• [Data rows]

# # # # #

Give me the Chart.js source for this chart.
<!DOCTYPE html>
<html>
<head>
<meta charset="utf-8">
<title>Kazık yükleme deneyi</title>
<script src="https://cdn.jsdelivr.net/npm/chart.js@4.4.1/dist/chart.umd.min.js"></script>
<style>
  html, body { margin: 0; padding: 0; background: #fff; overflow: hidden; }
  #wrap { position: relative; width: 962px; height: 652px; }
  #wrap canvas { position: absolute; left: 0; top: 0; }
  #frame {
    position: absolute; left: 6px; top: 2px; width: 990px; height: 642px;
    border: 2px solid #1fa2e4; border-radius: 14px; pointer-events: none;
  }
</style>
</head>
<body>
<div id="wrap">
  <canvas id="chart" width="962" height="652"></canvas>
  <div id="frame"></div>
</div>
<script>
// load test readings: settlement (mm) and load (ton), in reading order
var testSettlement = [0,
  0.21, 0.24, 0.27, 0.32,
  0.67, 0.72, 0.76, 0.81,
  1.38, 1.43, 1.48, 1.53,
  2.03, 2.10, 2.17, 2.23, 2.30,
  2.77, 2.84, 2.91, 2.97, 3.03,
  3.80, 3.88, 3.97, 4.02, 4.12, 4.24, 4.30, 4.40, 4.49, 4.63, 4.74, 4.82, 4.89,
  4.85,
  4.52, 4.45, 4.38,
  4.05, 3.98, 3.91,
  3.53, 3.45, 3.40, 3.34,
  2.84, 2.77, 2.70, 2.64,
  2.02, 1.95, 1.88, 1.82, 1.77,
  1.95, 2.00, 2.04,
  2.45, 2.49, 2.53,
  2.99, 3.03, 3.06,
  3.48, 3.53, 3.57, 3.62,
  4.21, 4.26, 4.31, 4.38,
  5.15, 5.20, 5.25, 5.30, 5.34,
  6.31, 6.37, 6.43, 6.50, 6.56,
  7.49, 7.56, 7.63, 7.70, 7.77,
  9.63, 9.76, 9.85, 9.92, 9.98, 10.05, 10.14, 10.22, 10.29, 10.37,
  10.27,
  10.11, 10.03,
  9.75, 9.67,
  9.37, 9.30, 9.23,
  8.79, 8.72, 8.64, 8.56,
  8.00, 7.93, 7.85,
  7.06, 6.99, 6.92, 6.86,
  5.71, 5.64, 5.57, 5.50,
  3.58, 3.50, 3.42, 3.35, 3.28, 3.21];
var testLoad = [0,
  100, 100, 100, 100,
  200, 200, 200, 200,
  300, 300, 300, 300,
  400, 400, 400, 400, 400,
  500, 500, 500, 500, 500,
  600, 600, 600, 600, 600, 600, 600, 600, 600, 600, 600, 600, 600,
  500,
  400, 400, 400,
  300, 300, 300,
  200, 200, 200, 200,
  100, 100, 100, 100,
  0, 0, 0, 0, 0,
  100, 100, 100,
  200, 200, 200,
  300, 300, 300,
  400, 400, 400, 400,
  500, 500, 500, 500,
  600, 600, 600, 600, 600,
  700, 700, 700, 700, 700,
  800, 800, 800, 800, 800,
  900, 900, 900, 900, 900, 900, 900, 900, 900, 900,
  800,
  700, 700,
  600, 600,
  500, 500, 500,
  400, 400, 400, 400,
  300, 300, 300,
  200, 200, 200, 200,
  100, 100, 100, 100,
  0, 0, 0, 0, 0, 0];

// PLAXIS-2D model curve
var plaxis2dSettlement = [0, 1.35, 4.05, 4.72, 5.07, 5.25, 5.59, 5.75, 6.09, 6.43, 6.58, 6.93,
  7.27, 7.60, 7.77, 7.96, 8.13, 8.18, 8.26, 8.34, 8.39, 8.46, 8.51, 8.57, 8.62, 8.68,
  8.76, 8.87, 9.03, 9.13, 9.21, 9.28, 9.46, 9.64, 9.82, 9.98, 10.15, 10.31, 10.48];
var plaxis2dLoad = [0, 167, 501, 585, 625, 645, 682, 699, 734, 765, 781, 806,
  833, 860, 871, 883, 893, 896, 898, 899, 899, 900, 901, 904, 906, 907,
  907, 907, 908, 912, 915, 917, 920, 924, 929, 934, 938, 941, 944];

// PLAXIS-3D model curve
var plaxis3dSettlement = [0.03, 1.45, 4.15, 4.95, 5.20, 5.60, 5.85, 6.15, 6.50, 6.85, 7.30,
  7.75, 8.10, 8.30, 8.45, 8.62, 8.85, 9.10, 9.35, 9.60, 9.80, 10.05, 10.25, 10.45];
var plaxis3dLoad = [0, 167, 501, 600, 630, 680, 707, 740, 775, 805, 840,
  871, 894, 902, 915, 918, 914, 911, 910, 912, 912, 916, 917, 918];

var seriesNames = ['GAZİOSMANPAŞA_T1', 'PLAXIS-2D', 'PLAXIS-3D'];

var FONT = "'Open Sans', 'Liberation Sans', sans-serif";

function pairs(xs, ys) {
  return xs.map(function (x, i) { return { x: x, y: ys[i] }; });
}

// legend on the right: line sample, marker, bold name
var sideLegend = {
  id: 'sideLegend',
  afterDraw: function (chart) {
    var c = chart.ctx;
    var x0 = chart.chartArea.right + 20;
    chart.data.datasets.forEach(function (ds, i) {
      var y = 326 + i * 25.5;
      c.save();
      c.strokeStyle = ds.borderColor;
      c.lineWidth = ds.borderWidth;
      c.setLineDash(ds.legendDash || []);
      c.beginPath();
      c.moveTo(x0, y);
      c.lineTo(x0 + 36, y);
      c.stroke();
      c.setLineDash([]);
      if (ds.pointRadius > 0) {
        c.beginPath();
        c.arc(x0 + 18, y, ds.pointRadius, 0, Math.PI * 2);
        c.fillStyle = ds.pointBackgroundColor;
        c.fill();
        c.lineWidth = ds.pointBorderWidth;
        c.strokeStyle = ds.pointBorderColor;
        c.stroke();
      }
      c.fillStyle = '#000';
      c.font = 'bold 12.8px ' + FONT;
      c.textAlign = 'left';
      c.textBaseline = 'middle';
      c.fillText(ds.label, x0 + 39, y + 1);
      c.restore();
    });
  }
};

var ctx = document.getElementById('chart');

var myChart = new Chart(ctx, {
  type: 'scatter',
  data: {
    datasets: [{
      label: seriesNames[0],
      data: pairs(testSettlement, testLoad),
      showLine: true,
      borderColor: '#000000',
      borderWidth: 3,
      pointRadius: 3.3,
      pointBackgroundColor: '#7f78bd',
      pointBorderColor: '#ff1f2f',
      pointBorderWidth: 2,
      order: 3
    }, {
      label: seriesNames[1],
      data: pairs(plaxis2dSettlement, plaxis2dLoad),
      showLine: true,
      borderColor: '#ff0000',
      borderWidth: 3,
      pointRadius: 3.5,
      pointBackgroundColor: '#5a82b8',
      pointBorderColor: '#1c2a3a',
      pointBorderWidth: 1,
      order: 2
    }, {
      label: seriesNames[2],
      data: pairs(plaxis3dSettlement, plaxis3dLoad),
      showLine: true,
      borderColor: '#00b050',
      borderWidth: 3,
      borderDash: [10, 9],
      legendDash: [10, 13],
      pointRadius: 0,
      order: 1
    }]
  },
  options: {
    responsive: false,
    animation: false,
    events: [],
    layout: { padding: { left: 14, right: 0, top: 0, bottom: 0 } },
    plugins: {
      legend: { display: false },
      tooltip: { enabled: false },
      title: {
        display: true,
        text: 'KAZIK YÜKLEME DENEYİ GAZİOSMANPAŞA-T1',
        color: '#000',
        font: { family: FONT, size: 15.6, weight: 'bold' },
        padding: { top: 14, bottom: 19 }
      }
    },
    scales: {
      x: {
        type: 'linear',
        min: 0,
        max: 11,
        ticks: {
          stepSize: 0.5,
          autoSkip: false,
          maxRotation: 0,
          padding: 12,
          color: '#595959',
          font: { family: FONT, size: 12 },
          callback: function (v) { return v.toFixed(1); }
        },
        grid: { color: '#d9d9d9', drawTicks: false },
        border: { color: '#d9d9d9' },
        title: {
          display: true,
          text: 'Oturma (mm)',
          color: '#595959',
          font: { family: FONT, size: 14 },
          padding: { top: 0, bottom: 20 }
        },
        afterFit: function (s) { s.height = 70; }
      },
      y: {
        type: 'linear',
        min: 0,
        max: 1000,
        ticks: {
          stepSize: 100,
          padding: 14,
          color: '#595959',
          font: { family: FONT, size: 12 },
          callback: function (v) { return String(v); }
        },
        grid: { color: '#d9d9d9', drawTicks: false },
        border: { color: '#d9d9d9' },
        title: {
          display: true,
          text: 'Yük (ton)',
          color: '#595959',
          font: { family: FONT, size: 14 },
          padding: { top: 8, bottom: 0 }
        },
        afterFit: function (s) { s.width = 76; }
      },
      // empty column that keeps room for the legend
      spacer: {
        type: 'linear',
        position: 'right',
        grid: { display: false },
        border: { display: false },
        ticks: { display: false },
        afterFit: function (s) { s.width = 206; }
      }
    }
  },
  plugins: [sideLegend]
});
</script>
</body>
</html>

# # # # #

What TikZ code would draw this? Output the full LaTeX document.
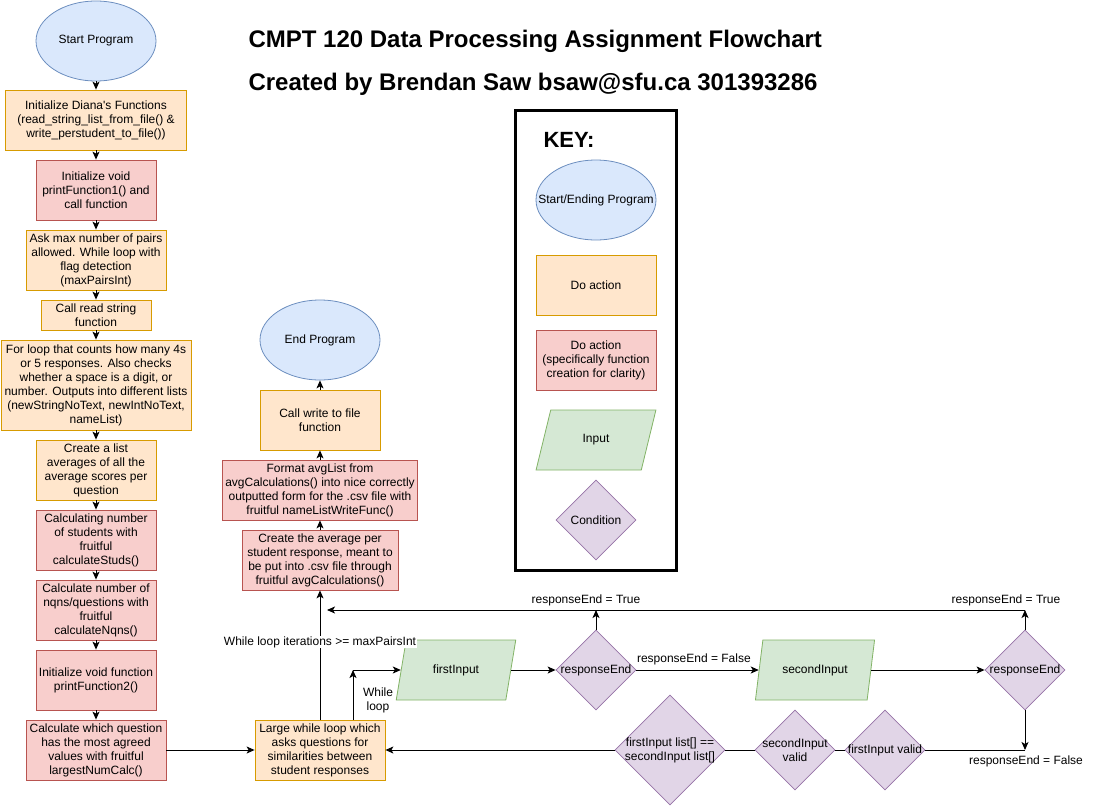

# # # # #

• [Written exercise]
Pick out every line of the listing containing the word "this", and show those lines.

• [Exercise output]
Give me the Chart.js source for this chart.
What TikZ code would draw this? Output the full LaTeX document.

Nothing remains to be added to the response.